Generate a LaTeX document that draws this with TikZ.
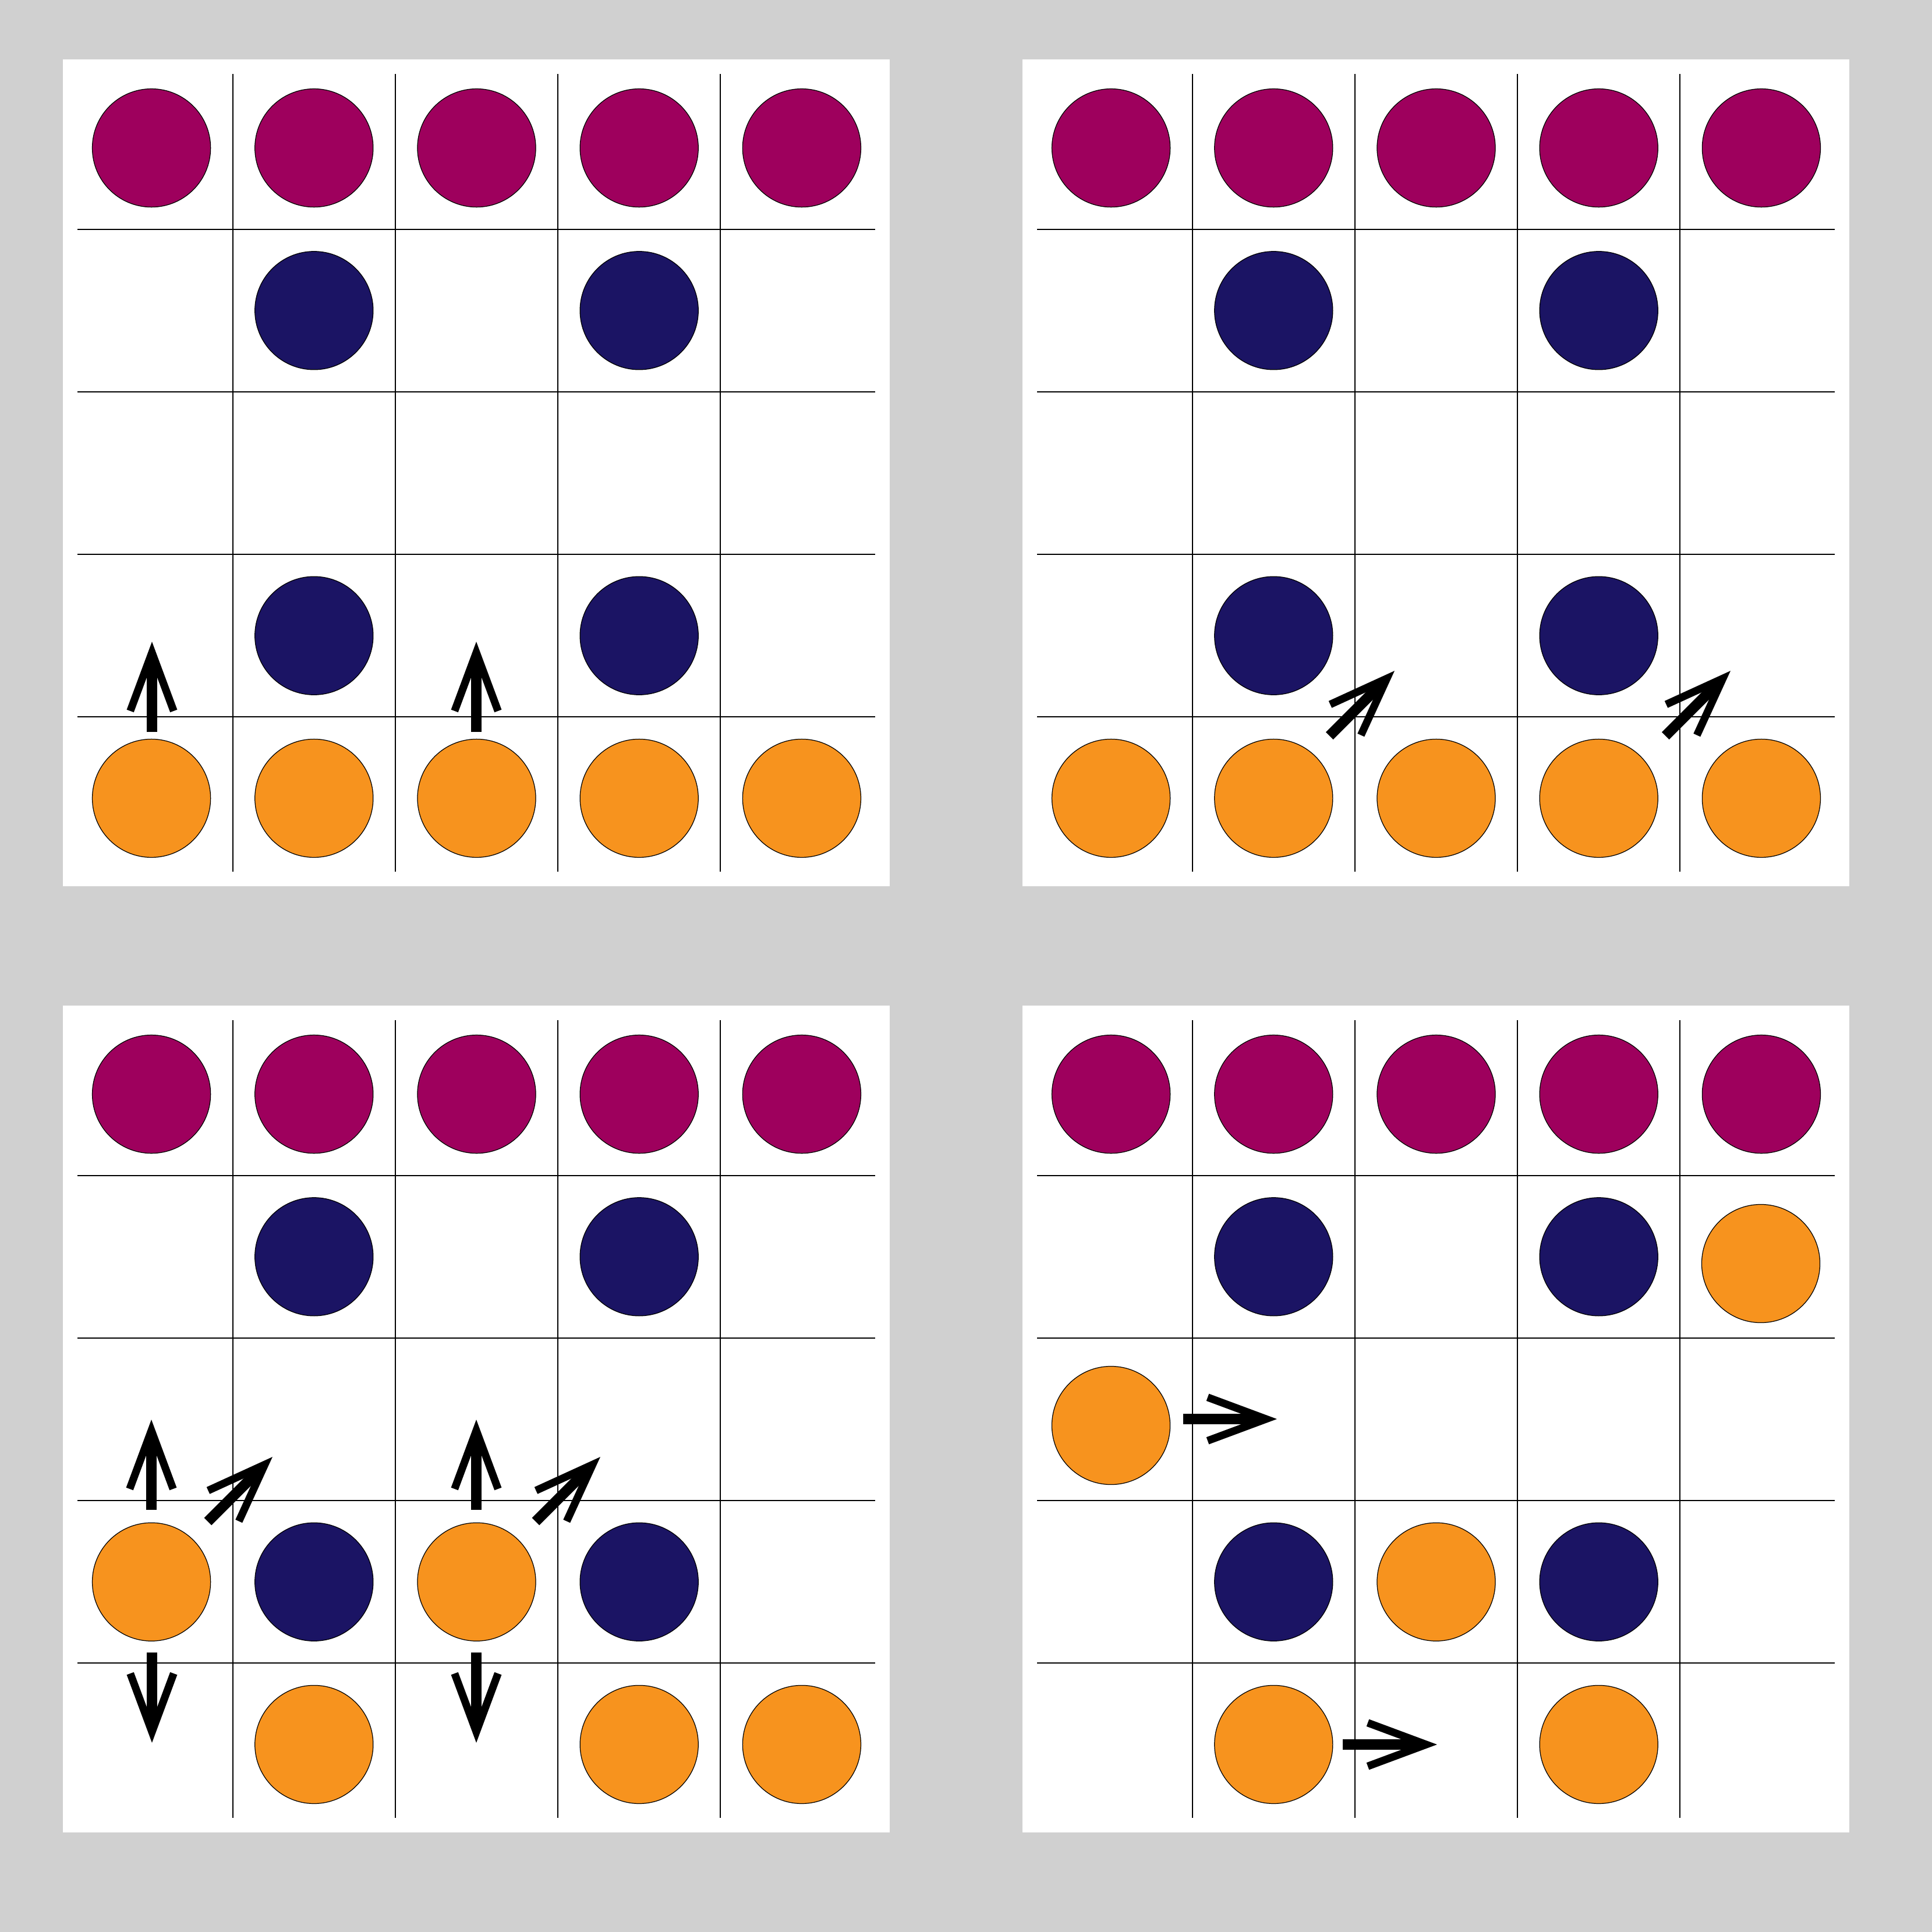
\documentclass[tikz,border=0pt]{standalone}
\definecolor{bggray}{HTML}{D0D0D0}
\definecolor{plum}{HTML}{9E005D}
\definecolor{navyblue}{HTML}{1B1464}
\definecolor{amber}{HTML}{F7931E}
\tikzset{
  gridline/.style={black, line width=0.6pt},
  piece/.style={circle, draw=black, line width=0.35pt, minimum size=2.03cm, inner sep=0pt},
  pplum/.style={piece, fill=plum},
  pnavy/.style={piece, fill=navyblue},
  pamber/.style={piece, fill=amber},
  mvshaft/.style={black, line width=5.1pt, line cap=butt},
  mvhead/.style={black, line width=3.7pt, line cap=butt, line join=miter, miter limit=10},
}
% board: origin x, origin y
\newcommand\boardgrid[2]{%
  \fill[white] (#1,#2) rectangle ++(1420,1420);
  \foreach \k in {0,...,3}{%
    \draw[gridline] ({#1+291.7+279.2*\k},{#2+25}) -- ++(0,1370);
    \draw[gridline] ({#1+25},{#2+291.7+279.2*\k}) -- ++(1370,0);
  }%
}
% move arrow: tip x, tip y, angle, length
\newcommand\mvarrow[4]{%
  \begin{scope}[shift={(#1,#2)}, rotate=#3]
    \draw[mvshaft] (-#4,0) -- (-30,0);
    \draw[mvhead] (-119,37.3) -- (-18.7,0) -- (-119,-37.3);
  \end{scope}%
}
\begin{document}
\begin{tikzpicture}[x=0.01cm, y=-0.01cm]
\fill[bggray] (0,0) rectangle (3318,3318);
\useasboundingbox (0,0) rectangle (3318,3318);

% ---------- top-left board ----------
\boardgrid{108}{102}
\foreach \c in {0,...,4}{
  \node[pplum] (tl-r0c\c) at ({108+152.1+279.2*\c},{102+152.1}) {};
  \node[pamber] (tl-r4c\c) at ({108+152.1+279.2*\c},{102+152.1+279.2*4}) {};
}
\foreach \c in {1,3}{
  \node[pnavy] (tl-r1c\c) at ({108+152.1+279.2*\c},{102+152.1+279.2}) {};
  \node[pnavy] (tl-r3c\c) at ({108+152.1+279.2*\c},{102+152.1+279.2*3}) {};
}
\mvarrow{261}{1102}{90}{155}
\mvarrow{818}{1102}{90}{155}

% ---------- top-right board ----------
\boardgrid{1756}{102}
\foreach \c in {0,...,4}{
  \node[pplum] (tr-r0c\c) at ({1756+152.1+279.2*\c},{102+152.1}) {};
  \node[pamber] (tr-r4c\c) at ({1756+152.1+279.2*\c},{102+152.1+279.2*4}) {};
}
\foreach \c in {1,3}{
  \node[pnavy] (tr-r1c\c) at ({1756+152.1+279.2*\c},{102+152.1+279.2}) {};
  \node[pnavy] (tr-r3c\c) at ({1756+152.1+279.2*\c},{102+152.1+279.2*3}) {};
}
\mvarrow{2395}{1152}{45}{158}
\mvarrow{2972}{1152}{45}{158}

% ---------- bottom-left board ----------
\boardgrid{108}{1727}
\foreach \c in {0,...,4}{
  \node[pplum] (bl-r0c\c) at ({108+152.1+279.2*\c},{1727+152.1}) {};
}
\foreach \c in {1,3}{
  \node[pnavy] (bl-r1c\c) at ({108+152.1+279.2*\c},{1727+152.1+279.2}) {};
  \node[pnavy] (bl-r3c\c) at ({108+152.1+279.2*\c},{1727+152.1+279.2*3}) {};
}
\foreach \c in {0,2}{
  \node[pamber] (bl-r3c\c) at ({108+152.1+279.2*\c},{1727+152.1+279.2*3}) {};
}
\foreach \c in {1,3,4}{
  \node[pamber] (bl-r4c\c) at ({108+152.1+279.2*\c},{1727+152.1+279.2*4}) {};
}
\mvarrow{260}{2438}{90}{155}
\mvarrow{818}{2438}{90}{155}
\mvarrow{468}{2502}{45}{157}
\mvarrow{1031}{2502}{45}{157}
\mvarrow{261}{2993}{270}{155}
\mvarrow{818}{2993}{270}{155}

% ---------- bottom-right board ----------
\boardgrid{1756}{1727}
\foreach \c in {0,...,4}{
  \node[pplum] (br-r0c\c) at ({1756+152.1+279.2*\c},{1727+152.1}) {};
}
\foreach \c in {1,3}{
  \node[pnavy] (br-r1c\c) at ({1756+152.1+279.2*\c},{1727+152.1+279.2}) {};
  \node[pnavy] (br-r3c\c) at ({1756+152.1+279.2*\c},{1727+152.1+279.2*3}) {};
  \node[pamber] (br-r4c\c) at ({1756+152.1+279.2*\c},{1727+152.1+279.2*4}) {};
}
\node[pamber] (br-r3c2) at ({1756+152.1+279.2*2},{1727+152.1+279.2*3}) {};
\node[pamber] (br-r1c4) at (3024,2170) {};
\node[pamber] (br-r2c0) at (1908,2448) {};
\mvarrow{2193}{2437}{0}{161}
\mvarrow{2468}{2996}{0}{162}
\end{tikzpicture}
\end{document}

### [THE REQUEST]
Omit the pictures and output all of the other material exactly.

### [EXERCISE OUTPUT]
Generate a LaTeX document that draws this with TikZ.
\documentclass[tikz,border=0pt]{standalone}
\definecolor{bggray}{HTML}{D0D0D0}
\definecolor{plum}{HTML}{9E005D}
\definecolor{navyblue}{HTML}{1B1464}
\definecolor{amber}{HTML}{F7931E}
\tikzset{
  gridline/.style={black, line width=0.6pt},
  piece/.style={circle, draw=black, line width=0.35pt, minimum size=2.03cm, inner sep=0pt},
  pplum/.style={piece, fill=plum},
  pnavy/.style={piece, fill=navyblue},
  pamber/.style={piece, fill=amber},
  mvshaft/.style={black, line width=5.1pt, line cap=butt},
  mvhead/.style={black, line width=3.7pt, line cap=butt, line join=miter, miter limit=10},
}
% board: origin x, origin y
\newcommand\boardgrid[2]{%
  \fill[white] (#1,#2) rectangle ++(1420,1420);
  \foreach \k in {0,...,3}{%
    \draw[gridline] ({#1+291.7+279.2*\k},{#2+25}) -- ++(0,1370);
    \draw[gridline] ({#1+25},{#2+291.7+279.2*\k}) -- ++(1370,0);
  }%
}
% move arrow: tip x, tip y, angle, length
\newcommand\mvarrow[4]{%
  \begin{scope}[shift={(#1,#2)}, rotate=#3]
    \draw[mvshaft] (-#4,0) -- (-30,0);
    \draw[mvhead] (-119,37.3) -- (-18.7,0) -- (-119,-37.3);
  \end{scope}%
}
\begin{document}
\begin{tikzpicture}[x=0.01cm, y=-0.01cm]
\fill[bggray] (0,0) rectangle (3318,3318);
\useasboundingbox (0,0) rectangle (3318,3318);

% ---------- top-left board ----------
\boardgrid{108}{102}
\foreach \c in {0,...,4}{
  \node[pplum] (tl-r0c\c) at ({108+152.1+279.2*\c},{102+152.1}) {};
  \node[pamber] (tl-r4c\c) at ({108+152.1+279.2*\c},{102+152.1+279.2*4}) {};
}
\foreach \c in {1,3}{
  \node[pnavy] (tl-r1c\c) at ({108+152.1+279.2*\c},{102+152.1+279.2}) {};
  \node[pnavy] (tl-r3c\c) at ({108+152.1+279.2*\c},{102+152.1+279.2*3}) {};
}
\mvarrow{261}{1102}{90}{155}
\mvarrow{818}{1102}{90}{155}

% ---------- top-right board ----------
\boardgrid{1756}{102}
\foreach \c in {0,...,4}{
  \node[pplum] (tr-r0c\c) at ({1756+152.1+279.2*\c},{102+152.1}) {};
  \node[pamber] (tr-r4c\c) at ({1756+152.1+279.2*\c},{102+152.1+279.2*4}) {};
}
\foreach \c in {1,3}{
  \node[pnavy] (tr-r1c\c) at ({1756+152.1+279.2*\c},{102+152.1+279.2}) {};
  \node[pnavy] (tr-r3c\c) at ({1756+152.1+279.2*\c},{102+152.1+279.2*3}) {};
}
\mvarrow{2395}{1152}{45}{158}
\mvarrow{2972}{1152}{45}{158}

% ---------- bottom-left board ----------
\boardgrid{108}{1727}
\foreach \c in {0,...,4}{
  \node[pplum] (bl-r0c\c) at ({108+152.1+279.2*\c},{1727+152.1}) {};
}
\foreach \c in {1,3}{
  \node[pnavy] (bl-r1c\c) at ({108+152.1+279.2*\c},{1727+152.1+279.2}) {};
  \node[pnavy] (bl-r3c\c) at ({108+152.1+279.2*\c},{1727+152.1+279.2*3}) {};
}
\foreach \c in {0,2}{
  \node[pamber] (bl-r3c\c) at ({108+152.1+279.2*\c},{1727+152.1+279.2*3}) {};
}
\foreach \c in {1,3,4}{
  \node[pamber] (bl-r4c\c) at ({108+152.1+279.2*\c},{1727+152.1+279.2*4}) {};
}
\mvarrow{260}{2438}{90}{155}
\mvarrow{818}{2438}{90}{155}
\mvarrow{468}{2502}{45}{157}
\mvarrow{1031}{2502}{45}{157}
\mvarrow{261}{2993}{270}{155}
\mvarrow{818}{2993}{270}{155}

% ---------- bottom-right board ----------
\boardgrid{1756}{1727}
\foreach \c in {0,...,4}{
  \node[pplum] (br-r0c\c) at ({1756+152.1+279.2*\c},{1727+152.1}) {};
}
\foreach \c in {1,3}{
  \node[pnavy] (br-r1c\c) at ({1756+152.1+279.2*\c},{1727+152.1+279.2}) {};
  \node[pnavy] (br-r3c\c) at ({1756+152.1+279.2*\c},{1727+152.1+279.2*3}) {};
  \node[pamber] (br-r4c\c) at ({1756+152.1+279.2*\c},{1727+152.1+279.2*4}) {};
}
\node[pamber] (br-r3c2) at ({1756+152.1+279.2*2},{1727+152.1+279.2*3}) {};
\node[pamber] (br-r1c4) at (3024,2170) {};
\node[pamber] (br-r2c0) at (1908,2448) {};
\mvarrow{2193}{2437}{0}{161}
\mvarrow{2468}{2996}{0}{162}
\end{tikzpicture}
\end{document}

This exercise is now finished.